30.We recommend that the de-grouping of amendments after each day’s groupings have been published be discouraged.

Reasons committees

31.During “ping pong” each House considers the propositions made by the other House to settle the final text of a bill. When the House is disagreeing to a Commons proposition but not proposing an alternative, a Reason must be sent. Reasons are agreed by a reasons committee. Meetings of reasons committees are short and informal. Reasons normally consist of a single sentence.5

32.During the pandemic, the requirement for a committee was formally maintained but the requirement for it to meet was suspended and a standard reason offered.

33.Reasons committees are relatively rare.6 Nonetheless preparatory work was required every time a proposition was tabled which would have required a Reason if agreed to.

34.We are advised that the content of Lords Reasons has no procedural impact on how the House of Commons considers a Lords message and there is no procedural bar as far as the Commons is concerned to the continued use of standard Reasons.7

35.Reasons are necessary, to signal that the House is standing its ground. But meetings of a reasons committee are an unnecessary process, causing delay and burdening the Minister, other key members and officials at a critical moment but adding no value. They involve preparatory work on many more occasions than they are actually required.

36.We recommend that the requirement to convene a reasons committee should cease; and that a standard Reason should be given when the Lords disagree with a Commons proposition without proposing an alternative, “because the Lords wish the Commons to consider the matter again.”

37.At the meeting on 29 June the Committee also discussed two further specific points. The first was the issue of extending the sitting times for Grand Committee from four to five hours. The second was the scope for streamlining the process of time-limiting general debates. We are working with the House authorities to achieve both these points and will return to the House with proposals on both points.

1 Further to the Committee’s 7th Report of Session 2019-21, the scope of Secretary of State questions was expanded to include questions to departmental ministers sitting in the House of Lords who are full members of the Cabinet.

2 4 p.m. if that day was a Friday.

3 In the course of the Committee’s discussions, we divided on the question “that after 6 September Private Notice Questions should be for 15 minutes rather than 10 minutes.” 12 members voted in favour, and five members against.

4 The ballot closes at 5 p.m. on a Tuesday and is drawn on Wednesday, with the debates taking place on the Thursday of the following week. No more than two QSDs can be selected for any one government department; nor can any QSDs be selected for a department that has the main business in the Chamber on the day of the QSDs.

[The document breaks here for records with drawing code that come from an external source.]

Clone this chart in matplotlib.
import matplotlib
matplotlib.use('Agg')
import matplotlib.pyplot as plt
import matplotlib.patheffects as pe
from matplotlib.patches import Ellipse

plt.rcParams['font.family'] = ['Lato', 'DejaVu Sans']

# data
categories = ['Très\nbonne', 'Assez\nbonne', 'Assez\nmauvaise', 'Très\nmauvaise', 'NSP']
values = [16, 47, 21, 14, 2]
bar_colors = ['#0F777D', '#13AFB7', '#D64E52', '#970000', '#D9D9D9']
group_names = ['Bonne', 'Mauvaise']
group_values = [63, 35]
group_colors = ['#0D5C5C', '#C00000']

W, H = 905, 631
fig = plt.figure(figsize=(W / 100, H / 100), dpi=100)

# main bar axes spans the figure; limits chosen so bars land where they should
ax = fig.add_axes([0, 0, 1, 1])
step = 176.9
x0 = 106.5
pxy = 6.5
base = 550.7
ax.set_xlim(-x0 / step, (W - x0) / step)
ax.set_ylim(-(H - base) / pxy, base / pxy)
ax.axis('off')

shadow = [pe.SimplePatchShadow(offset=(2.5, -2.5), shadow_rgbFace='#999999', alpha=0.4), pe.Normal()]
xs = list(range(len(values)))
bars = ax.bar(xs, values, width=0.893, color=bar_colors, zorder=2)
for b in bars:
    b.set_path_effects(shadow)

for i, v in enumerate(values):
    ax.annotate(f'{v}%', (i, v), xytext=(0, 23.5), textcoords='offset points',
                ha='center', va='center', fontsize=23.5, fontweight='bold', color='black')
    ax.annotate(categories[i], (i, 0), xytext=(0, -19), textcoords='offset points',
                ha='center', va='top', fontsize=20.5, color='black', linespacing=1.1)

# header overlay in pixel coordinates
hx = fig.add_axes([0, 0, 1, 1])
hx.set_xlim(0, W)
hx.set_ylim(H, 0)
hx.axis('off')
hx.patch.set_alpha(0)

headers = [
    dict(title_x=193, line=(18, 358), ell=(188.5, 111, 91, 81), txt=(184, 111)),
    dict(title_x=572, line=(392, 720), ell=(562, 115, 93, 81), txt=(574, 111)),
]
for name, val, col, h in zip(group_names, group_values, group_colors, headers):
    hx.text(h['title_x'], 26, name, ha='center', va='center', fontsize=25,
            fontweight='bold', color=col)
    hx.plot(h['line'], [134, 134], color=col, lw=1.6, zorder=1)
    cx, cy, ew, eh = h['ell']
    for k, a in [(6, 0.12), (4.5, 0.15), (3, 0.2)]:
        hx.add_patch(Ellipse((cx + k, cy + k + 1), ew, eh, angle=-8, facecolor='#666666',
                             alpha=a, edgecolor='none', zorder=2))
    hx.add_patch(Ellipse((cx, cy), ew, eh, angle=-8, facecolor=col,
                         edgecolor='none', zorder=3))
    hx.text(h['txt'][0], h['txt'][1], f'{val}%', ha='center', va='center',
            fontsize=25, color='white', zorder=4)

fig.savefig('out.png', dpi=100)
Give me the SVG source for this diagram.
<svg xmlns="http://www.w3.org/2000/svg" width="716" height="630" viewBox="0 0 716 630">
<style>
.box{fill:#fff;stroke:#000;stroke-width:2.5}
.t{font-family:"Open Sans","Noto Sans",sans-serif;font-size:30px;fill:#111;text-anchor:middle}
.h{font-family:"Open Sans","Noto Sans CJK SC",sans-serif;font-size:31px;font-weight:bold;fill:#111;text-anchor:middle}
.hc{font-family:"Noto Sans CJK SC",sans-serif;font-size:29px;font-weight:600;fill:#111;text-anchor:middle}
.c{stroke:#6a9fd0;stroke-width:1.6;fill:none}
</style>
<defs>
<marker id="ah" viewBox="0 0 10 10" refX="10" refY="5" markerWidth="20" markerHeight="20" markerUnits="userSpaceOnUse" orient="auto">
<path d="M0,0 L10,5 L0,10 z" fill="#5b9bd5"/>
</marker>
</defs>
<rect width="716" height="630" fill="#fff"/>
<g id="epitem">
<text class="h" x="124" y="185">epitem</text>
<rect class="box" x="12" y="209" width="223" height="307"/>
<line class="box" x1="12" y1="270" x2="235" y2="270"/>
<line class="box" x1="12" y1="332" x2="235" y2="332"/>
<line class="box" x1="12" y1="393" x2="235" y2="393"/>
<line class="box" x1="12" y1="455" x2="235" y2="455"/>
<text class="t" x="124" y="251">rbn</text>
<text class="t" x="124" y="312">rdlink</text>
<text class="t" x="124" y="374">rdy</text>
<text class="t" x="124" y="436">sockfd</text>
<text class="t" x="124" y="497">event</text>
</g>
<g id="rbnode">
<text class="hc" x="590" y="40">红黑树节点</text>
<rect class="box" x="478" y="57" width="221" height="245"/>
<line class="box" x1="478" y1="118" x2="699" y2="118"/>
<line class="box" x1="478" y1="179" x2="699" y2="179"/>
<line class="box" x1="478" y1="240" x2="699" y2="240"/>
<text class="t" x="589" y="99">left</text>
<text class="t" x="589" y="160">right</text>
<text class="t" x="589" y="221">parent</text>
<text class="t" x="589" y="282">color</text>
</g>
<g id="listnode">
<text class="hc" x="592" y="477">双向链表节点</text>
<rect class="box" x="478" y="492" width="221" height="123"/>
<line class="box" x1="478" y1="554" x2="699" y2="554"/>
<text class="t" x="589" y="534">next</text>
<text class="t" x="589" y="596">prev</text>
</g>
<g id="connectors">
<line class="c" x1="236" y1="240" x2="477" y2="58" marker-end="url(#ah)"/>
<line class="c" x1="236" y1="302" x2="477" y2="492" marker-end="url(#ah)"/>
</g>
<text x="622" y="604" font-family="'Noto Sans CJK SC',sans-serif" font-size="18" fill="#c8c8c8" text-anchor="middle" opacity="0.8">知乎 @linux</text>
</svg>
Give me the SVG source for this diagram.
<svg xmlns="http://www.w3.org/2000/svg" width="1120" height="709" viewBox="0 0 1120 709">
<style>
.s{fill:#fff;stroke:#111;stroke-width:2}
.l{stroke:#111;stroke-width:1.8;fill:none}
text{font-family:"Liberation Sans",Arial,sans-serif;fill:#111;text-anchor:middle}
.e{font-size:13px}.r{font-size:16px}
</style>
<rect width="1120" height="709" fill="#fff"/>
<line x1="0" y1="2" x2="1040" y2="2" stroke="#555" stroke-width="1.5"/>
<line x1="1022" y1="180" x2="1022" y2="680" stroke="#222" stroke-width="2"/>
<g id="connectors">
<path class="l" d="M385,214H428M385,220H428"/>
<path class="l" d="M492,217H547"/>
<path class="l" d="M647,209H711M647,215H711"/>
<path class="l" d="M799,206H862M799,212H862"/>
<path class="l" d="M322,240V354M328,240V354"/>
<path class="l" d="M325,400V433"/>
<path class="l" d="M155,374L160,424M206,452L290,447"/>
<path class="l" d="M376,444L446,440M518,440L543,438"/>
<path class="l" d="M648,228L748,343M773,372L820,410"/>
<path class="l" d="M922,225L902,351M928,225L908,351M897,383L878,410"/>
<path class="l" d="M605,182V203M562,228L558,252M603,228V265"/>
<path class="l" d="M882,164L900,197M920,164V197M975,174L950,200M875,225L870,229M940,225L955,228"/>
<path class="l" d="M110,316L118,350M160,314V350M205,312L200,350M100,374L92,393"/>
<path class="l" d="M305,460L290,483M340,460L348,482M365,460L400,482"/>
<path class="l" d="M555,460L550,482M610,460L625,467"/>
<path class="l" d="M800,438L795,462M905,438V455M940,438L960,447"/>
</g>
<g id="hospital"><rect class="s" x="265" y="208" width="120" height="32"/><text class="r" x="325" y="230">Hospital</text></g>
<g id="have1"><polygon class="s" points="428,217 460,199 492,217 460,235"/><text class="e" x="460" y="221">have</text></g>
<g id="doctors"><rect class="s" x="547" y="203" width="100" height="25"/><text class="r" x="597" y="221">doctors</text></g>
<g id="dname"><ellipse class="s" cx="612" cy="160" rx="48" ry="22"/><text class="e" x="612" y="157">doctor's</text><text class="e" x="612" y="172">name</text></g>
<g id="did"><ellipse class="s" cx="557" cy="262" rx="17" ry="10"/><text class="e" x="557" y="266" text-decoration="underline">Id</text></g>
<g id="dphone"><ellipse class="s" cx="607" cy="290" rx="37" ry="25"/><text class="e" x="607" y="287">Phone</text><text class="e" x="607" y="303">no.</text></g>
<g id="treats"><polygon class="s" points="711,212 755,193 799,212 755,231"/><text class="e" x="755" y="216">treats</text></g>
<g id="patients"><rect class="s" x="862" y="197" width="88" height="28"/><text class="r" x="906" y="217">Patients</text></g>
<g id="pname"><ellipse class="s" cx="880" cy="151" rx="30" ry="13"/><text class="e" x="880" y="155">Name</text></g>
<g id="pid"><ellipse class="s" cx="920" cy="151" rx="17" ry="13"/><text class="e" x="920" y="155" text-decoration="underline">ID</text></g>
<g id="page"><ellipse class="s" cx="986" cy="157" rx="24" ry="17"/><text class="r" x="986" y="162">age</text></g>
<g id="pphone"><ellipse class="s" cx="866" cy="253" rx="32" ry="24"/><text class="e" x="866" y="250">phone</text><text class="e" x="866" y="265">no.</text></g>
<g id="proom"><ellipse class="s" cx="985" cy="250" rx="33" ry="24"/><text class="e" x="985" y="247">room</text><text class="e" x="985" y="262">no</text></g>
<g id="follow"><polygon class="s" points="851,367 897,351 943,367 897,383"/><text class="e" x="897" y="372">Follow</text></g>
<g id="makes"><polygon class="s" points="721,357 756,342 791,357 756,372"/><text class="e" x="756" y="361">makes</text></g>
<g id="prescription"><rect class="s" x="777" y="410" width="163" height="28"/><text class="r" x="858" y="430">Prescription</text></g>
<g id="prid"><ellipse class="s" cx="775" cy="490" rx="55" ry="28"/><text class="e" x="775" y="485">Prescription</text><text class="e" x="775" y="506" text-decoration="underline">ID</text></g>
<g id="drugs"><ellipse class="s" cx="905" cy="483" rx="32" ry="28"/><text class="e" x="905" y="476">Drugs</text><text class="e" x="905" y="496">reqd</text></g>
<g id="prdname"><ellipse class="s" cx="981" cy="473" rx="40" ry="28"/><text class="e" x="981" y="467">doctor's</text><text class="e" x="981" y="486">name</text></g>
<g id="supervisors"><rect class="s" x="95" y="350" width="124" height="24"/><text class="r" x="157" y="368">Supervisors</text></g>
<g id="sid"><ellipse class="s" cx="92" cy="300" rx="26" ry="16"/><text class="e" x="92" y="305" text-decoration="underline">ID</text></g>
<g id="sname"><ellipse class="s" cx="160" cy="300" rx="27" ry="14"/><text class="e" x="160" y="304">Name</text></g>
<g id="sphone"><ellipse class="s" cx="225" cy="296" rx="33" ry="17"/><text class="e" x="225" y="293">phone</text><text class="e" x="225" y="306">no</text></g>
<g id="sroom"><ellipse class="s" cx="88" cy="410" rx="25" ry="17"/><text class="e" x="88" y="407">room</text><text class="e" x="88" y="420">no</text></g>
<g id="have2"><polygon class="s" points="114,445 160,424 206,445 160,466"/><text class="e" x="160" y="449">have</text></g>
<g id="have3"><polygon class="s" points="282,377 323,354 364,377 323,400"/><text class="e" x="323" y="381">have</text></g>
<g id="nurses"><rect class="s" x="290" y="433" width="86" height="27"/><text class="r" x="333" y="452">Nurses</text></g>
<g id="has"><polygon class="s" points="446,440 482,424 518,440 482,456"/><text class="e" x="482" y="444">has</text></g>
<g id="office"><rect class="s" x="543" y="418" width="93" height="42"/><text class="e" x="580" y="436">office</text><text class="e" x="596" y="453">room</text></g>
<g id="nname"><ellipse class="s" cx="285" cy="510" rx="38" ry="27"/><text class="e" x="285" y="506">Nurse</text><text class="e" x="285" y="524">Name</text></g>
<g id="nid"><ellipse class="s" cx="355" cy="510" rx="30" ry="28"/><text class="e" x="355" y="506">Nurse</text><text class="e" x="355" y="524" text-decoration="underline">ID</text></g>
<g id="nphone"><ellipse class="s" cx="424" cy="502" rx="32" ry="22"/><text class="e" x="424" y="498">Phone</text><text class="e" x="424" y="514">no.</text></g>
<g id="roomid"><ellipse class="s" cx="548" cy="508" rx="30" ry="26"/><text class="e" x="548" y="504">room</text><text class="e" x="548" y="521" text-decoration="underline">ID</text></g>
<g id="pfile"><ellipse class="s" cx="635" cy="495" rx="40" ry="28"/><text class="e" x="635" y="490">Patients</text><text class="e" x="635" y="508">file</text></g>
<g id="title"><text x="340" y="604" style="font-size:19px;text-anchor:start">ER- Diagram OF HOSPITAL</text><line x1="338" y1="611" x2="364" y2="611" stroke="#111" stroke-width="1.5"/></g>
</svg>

5 For example, Commons Reasons on last Session’s Trade Bill included “Because it is unnecessary in light of existing international obligations” and “Because Parliamentary scrutiny of trade agreements is ensured by existing measures”. A 2019 report by the Constitution Committee concluded that “Reasons committees serve no practical purpose and should be abolished.” The Government response to that report noted that this was a matter for the respective Houses and their Procedure Committees to consider. Constitution Committee, The legislative process: the passage of bills through Parliament (24th Report, Session 2019–21, HL Paper 393).

6 Prior to the pandemic, only seven reasons committees were appointed in the Lords since 2010. During the pandemic, there has been one occasion where a reasons committee would have been required to meet.

7 The reverse is not true. When the Commons reject a Lords amendment which engages their financial privilege they send back a “privilege reason” which prevents the Lords from insisting on that amendment.